Archeologists believe that Chaco Canyon was an important spiritual center for the Ancestral Pueblo people, based on the great number of kivas, and the many spiritual objects found in the ruins. There is also a belief that Chaco buildings were carefully aligned in order to observe lunar and solar cycles. Periods of drought, and possibly other strife, caused the inhabitants of Chaco Canyon to leave by the 14th century.

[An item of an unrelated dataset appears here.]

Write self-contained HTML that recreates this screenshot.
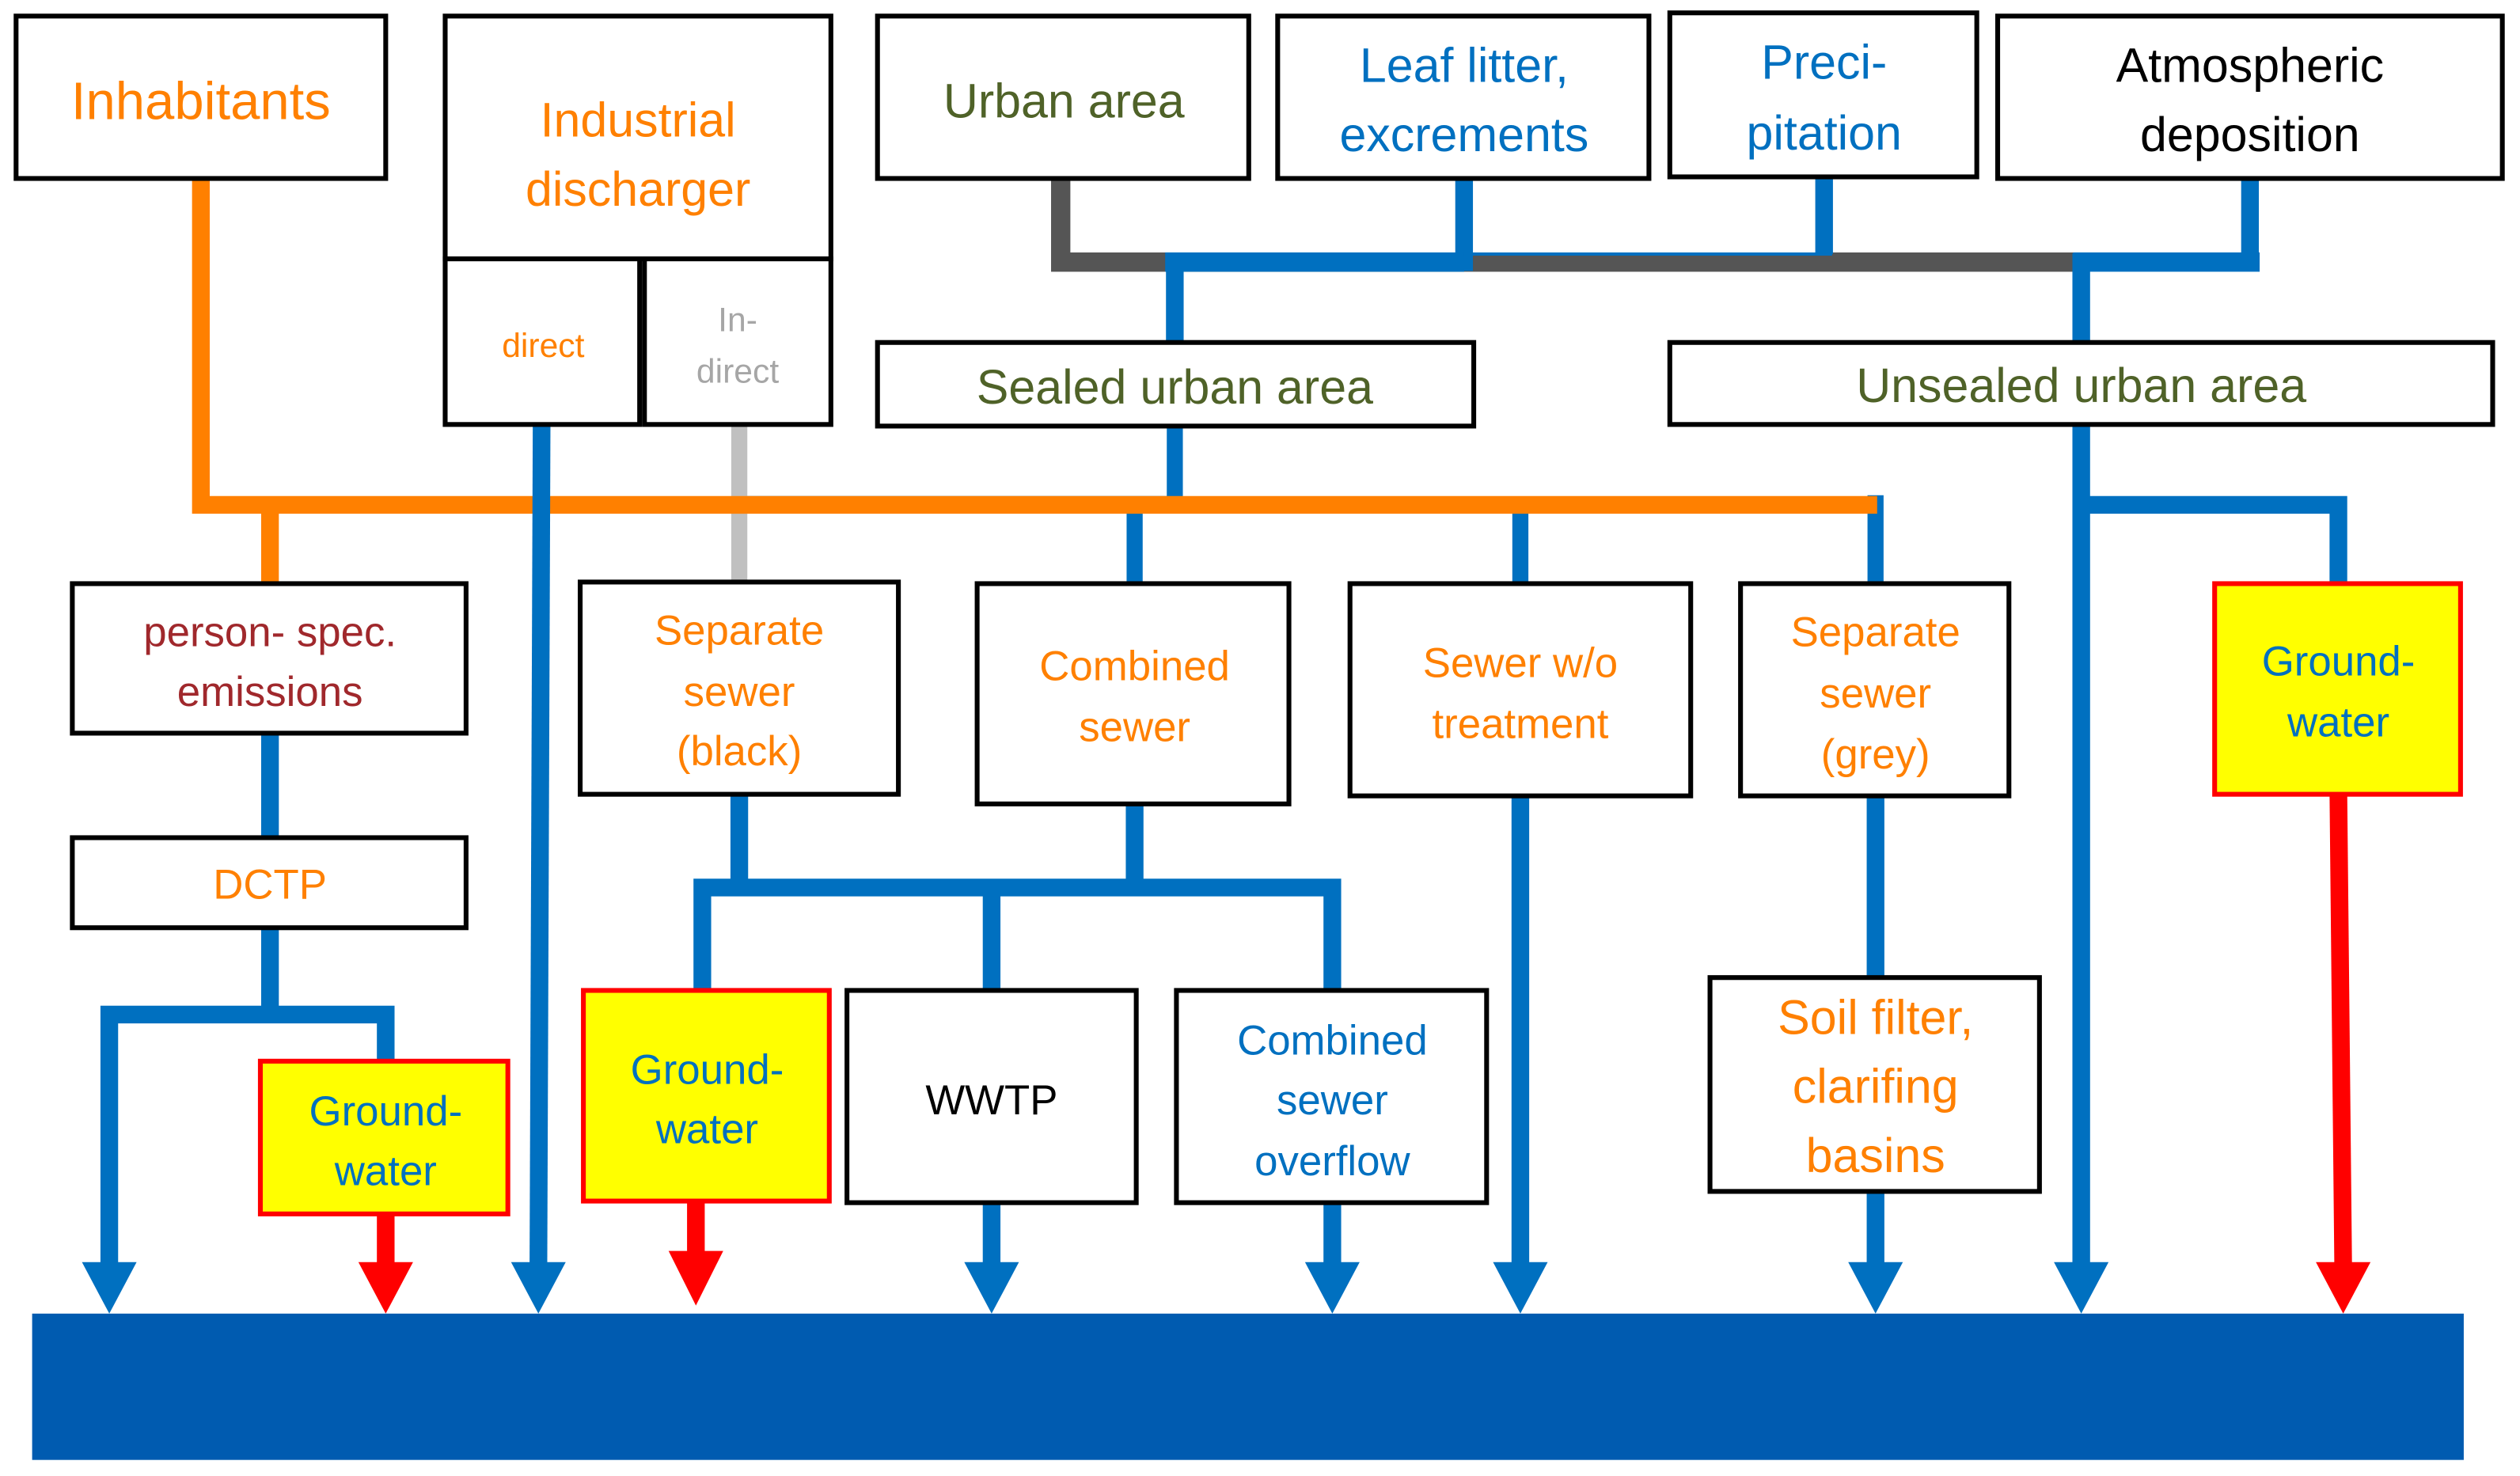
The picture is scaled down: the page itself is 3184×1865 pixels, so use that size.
<!DOCTYPE html>
<html><head><meta charset="utf-8"><style>
html,body{margin:0;padding:0;background:#fff;}
svg{display:block;}
text{font-family:"Liberation Sans",sans-serif;text-anchor:middle;}
</style></head><body>
<svg width="3184" height="1865" viewBox="0 0 1568 918" preserveAspectRatio="none" xmlns="http://www.w3.org/2000/svg">
<g fill="none" stroke-linecap="butt">
<!-- top network -->
<polyline points="660,112 660,163 1290,163" stroke="#555" stroke-width="12"/>
<polyline points="911,112 911,163 731,163 731,213" stroke="#0070c0" stroke-width="11"/>
<rect x="725" y="157" width="186" height="12" fill="#0070c0" stroke="none"/>
<line x1="911" y1="158" x2="1140" y2="158" stroke="#0070c0" stroke-width="2"/>
<line x1="1135" y1="110" x2="1135" y2="158" stroke="#0070c0" stroke-width="11"/>
<polyline points="1400,112 1400,163 1295,163 1295,213" stroke="#0070c0" stroke-width="11"/>
<rect x="1290" y="157" width="116" height="12" fill="#0070c0" stroke="none"/>
<!-- orange -->
<line x1="731" y1="265" x2="731" y2="310" stroke="#0070c0" stroke-width="10"/>
<line x1="460" y1="264" x2="460" y2="362" stroke="#c0c0c0" stroke-width="10"/>
<line x1="465" y1="309" x2="731" y2="309" stroke="#0070c0" stroke-width="1"/>
<line x1="706" y1="313" x2="706" y2="363" stroke="#0070c0" stroke-width="10"/>
<line x1="946" y1="313" x2="946" y2="363" stroke="#0070c0" stroke-width="10"/>
<line x1="1167" y1="308" x2="1167" y2="363" stroke="#0070c0" stroke-width="10"/>
<polyline points="125,111 125,314 1168,314" stroke="#ff8000" stroke-width="11"/>
<line x1="168" y1="314" x2="168" y2="363" stroke="#ff8000" stroke-width="11"/>
<!-- direct -->
<line x1="337" y1="264" x2="335" y2="790" stroke="#0070c0" stroke-width="11"/>
<!-- unsealed -->
<line x1="1295" y1="264" x2="1295" y2="790" stroke="#0070c0" stroke-width="11"/>
<polyline points="1295,314 1455,314 1455,363" stroke="#0070c0" stroke-width="11"/>
<!-- left -->
<line x1="168" y1="456" x2="168" y2="521" stroke="#0070c0" stroke-width="11"/>
<polyline points="68,790 68,631 240,631 240,660" stroke="#0070c0" stroke-width="11"/>
<line x1="168" y1="577" x2="168" y2="631" stroke="#0070c0" stroke-width="11"/>
<line x1="240" y1="755" x2="240" y2="790" stroke="#ff0000" stroke-width="11"/>
<!-- mid tree -->
<line x1="460" y1="494" x2="460" y2="552" stroke="#0070c0" stroke-width="11"/>
<line x1="706" y1="500" x2="706" y2="552" stroke="#0070c0" stroke-width="11"/>
<polyline points="437,616 437,552 829,552 829,616" stroke="#0070c0" stroke-width="11"/>
<line x1="617" y1="552" x2="617" y2="616" stroke="#0070c0" stroke-width="11"/>
<line x1="433" y1="747" x2="433" y2="785" stroke="#ff0000" stroke-width="11"/>
<line x1="617" y1="748" x2="617" y2="790" stroke="#0070c0" stroke-width="11"/>
<line x1="829" y1="748" x2="829" y2="790" stroke="#0070c0" stroke-width="11"/>
<line x1="946" y1="495" x2="946" y2="790" stroke="#0070c0" stroke-width="11"/>
<line x1="1167" y1="495" x2="1167" y2="608" stroke="#0070c0" stroke-width="11"/>
<line x1="1167" y1="741" x2="1167" y2="790" stroke="#0070c0" stroke-width="11"/>
<line x1="1455" y1="494" x2="1458" y2="790" stroke="#ff0000" stroke-width="11"/>
</g>
<!-- arrowheads -->
<g stroke="none">
<polygon points="51,785 85,785 68,817" fill="#0070c0"/>
<polygon points="223,785 257,785 240,817" fill="#ff0000"/>
<polygon points="318,785 352,785 335,817" fill="#0070c0"/>
<polygon points="416,778 450,778 433,812" fill="#ff0000"/>
<polygon points="600,785 634,785 617,817" fill="#0070c0"/>
<polygon points="812,785 846,785 829,817" fill="#0070c0"/>
<polygon points="929,785 963,785 946,817" fill="#0070c0"/>
<polygon points="1150,785 1184,785 1167,817" fill="#0070c0"/>
<polygon points="1278,785 1312,785 1295,817" fill="#0070c0"/>
<polygon points="1441,785 1475,785 1458,817" fill="#ff0000"/>
<rect x="20" y="817" width="1513" height="91" fill="#005bb0"/>
</g>
<!-- boxes -->
<g fill="#fff" stroke="#000" stroke-width="3">
<rect x="10" y="10" width="230" height="101"/>
<rect x="277" y="10" width="240" height="151"/>
<rect x="277" y="161" width="121" height="103"/>
<rect x="401" y="161" width="116" height="103"/>
<rect x="546" y="10" width="231" height="101"/>
<rect x="795" y="10" width="231" height="101"/>
<rect x="1039" y="8" width="191" height="102"/>
<rect x="1243" y="10" width="314" height="101"/>
<rect x="546" y="213" width="371" height="52"/>
<rect x="1039" y="213" width="512" height="51"/>
<rect x="45" y="363" width="245" height="93"/>
<rect x="361" y="362" width="198" height="132"/>
<rect x="608" y="363" width="194" height="137"/>
<rect x="840" y="363" width="212" height="132"/>
<rect x="1083" y="363" width="167" height="132"/>
<rect x="45" y="521" width="245" height="56"/>
<rect x="527" y="616" width="180" height="132"/>
<rect x="732" y="616" width="193" height="132"/>
<rect x="1064" y="608" width="205" height="133"/>
</g>
<g fill="#ffff00" stroke="#ff0000" stroke-width="3">
<rect x="1378" y="363" width="153" height="131"/>
<rect x="162" y="660" width="154" height="95"/>
<rect x="363" y="616" width="153" height="131"/>
</g>
<!-- text -->
<g font-size="30">
<text x="125" y="74" fill="#ff8000" font-size="33">Inhabitants</text>
<text x="397" y="85" fill="#ff8000">Industrial</text>
<text x="397" y="128" fill="#ff8000">discharger</text>
<text x="338" y="222" fill="#ff8000" font-size="21">direct</text>
<text x="459" y="206" fill="#a6a6a6" font-size="21">In-</text>
<text x="459" y="238" fill="#a6a6a6" font-size="21">direct</text>
<text x="662" y="73" fill="#4f6228">Urban area</text>
<text x="911" y="51" fill="#0070c0">Leaf litter,</text>
<text x="911" y="94" fill="#0070c0">excrements</text>
<text x="1135" y="49" fill="#0070c0">Preci-</text>
<text x="1135" y="93" fill="#0070c0">pitation</text>
<text x="1400" y="51" fill="#000">Atmospheric</text>
<text x="1400" y="94" fill="#000">deposition</text>
<text x="731" y="251" fill="#4f6228">Sealed urban area</text>
<text x="1295" y="250" fill="#4f6228">Unsealed urban area</text>
<g font-size="26">
<text x="168" y="402" fill="#a0282c">person- spec.</text>
<text x="168" y="439" fill="#a0282c">emissions</text>
<text x="460" y="401" fill="#ff8000">Separate</text>
<text x="460" y="439" fill="#ff8000">sewer</text>
<text x="460" y="476" fill="#ff8000">(black)</text>
<text x="706" y="423" fill="#ff8000">Combined</text>
<text x="706" y="461" fill="#ff8000">sewer</text>
<text x="946" y="421" fill="#ff8000">Sewer w/o</text>
<text x="946" y="459" fill="#ff8000">treatment</text>
<text x="1167" y="402" fill="#ff8000">Separate</text>
<text x="1167" y="440" fill="#ff8000">sewer</text>
<text x="1167" y="478" fill="#ff8000">(grey)</text>
<text x="1455" y="420" fill="#0070c0">Ground-</text>
<text x="1455" y="458" fill="#0070c0">water</text>
<text x="168" y="559" fill="#ff8000">DCTP</text>
<text x="240" y="700" fill="#0070c0">Ground-</text>
<text x="240" y="737" fill="#0070c0">water</text>
<text x="440" y="674" fill="#0070c0">Ground-</text>
<text x="440" y="711" fill="#0070c0">water</text>
<text x="617" y="693" fill="#000">WWTP</text>
<text x="829" y="656" fill="#0070c0">Combined</text>
<text x="829" y="693" fill="#0070c0">sewer</text>
<text x="829" y="731" fill="#0070c0">overflow</text>
</g>
<text x="1167" y="643" fill="#ff8000">Soil filter,</text>
<text x="1167" y="686" fill="#ff8000">clarifing</text>
<text x="1167" y="729" fill="#ff8000">basins</text>
</g>
</svg>
</body></html>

After they left their settlements in the 1300s, the Pueblo people made their way to the Rio Grande and its tributaries, and to more mountainous settlements in western New Mexico. Pueblo IV architecture was made from “puddled adobe” (mud laid in horizontal layers to build up walls), stone and sod blocks. Multi-storied residences were geometrically arranged around large plazas that included ceremonial kivas. Doors and windows were minimized, and ladders were used to access upper level buildings.  They were situated to make use of water and to provide protection from marauders.

Taos Pueblo was first settled during this period and it has been continuously occupied ever since. Over the centuries the pueblo grew into a beautiful arrangement of stacked and clustered blocks of buildings that have inspired architects, as well as painters and photographers, throughout recorded history.

Adobe building changed after Spanish contact, beginning in 1593. Pueblo Indians adopted the Spanish technique of forming mud into sun dried adobe bricks. In the Pueblo V period, which began in the 1700s after the Spanish reconquest and continues to the present day , Spanish and Pueblo cultures shared and adapted construction techniques and design.

Zuni Pueblo is considered a Pueblo V building. The original, small community built of stone grew organically into a large multi-storied pueblo built with adobe bricks. Fireplaces, chimneys, horno ovens, parapets, and terraces were some of the architectural developments that occurred during the early Pueblo V period.